Father and son had already taken in the First Night Circus at the Center for the Arts.

“I love it,” Alaric said of the acrobats.

“We’ve been coming every year since before he was born,” Galvagni said. “We come earlier now, in time for the circus and acrobats. We like all the shows.”

This New Year’s Eve was the last time the Center for the Arts will put on First Night. The arts group will be forced to leave its location on the corner of Main and New South streets in June, but the event has also gotten a bit bigger than its volunteers can handle, said Executive Director Penny Burke.

As evening performances began, including one by the band Klezamir, which she was set to introduce, Burke said the event appeared to be going well.

“This feels to me like a normal First Night,” Burke said.

The recent snowfall and the cold temperatures may set the mood for the season, but likely made attendance a little thinner than a year ago, when weather was much milder. “My sense is it would be impossible to exceed last year,” Burke said.

She said crowds were good at most performances and two shows at the Academy were sold out, and she had heard few complaints from people not able to go to the shows they wanted to. One challenge that came before First Night began was the recent closing of Theatre 14 at Smith College, forcing a change in venue to Hallie Flanagan, which is about half the size.

Burke said she doesn’t know what the organization’s role will be in future First Nights.

“We just don’t know what the event will be like or how it will be structured,” she said. “After 28 years, it’s time to review it.”

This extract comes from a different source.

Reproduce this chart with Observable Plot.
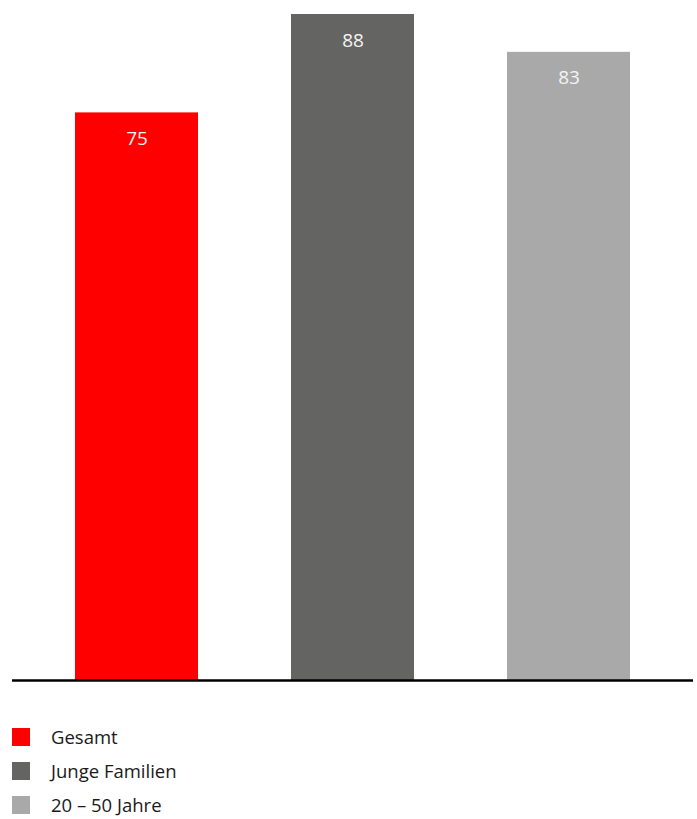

Many who come to Northampton on the final day of the year conflate First Night with New Year’s Eve festivities. Burke said that people don’t need buttons to see the fireworks or the concluding event, the rising of the ball from the roof of the Hotel Northampton.

Early in the afternoon, Burke said she was too busy keeping things running to be sentimental about the change.

“Ask me again at midnight, or after the fireworks in the evening, and it will probably dawn on me,” she said. “I’m sure then it will feel bittersweet.”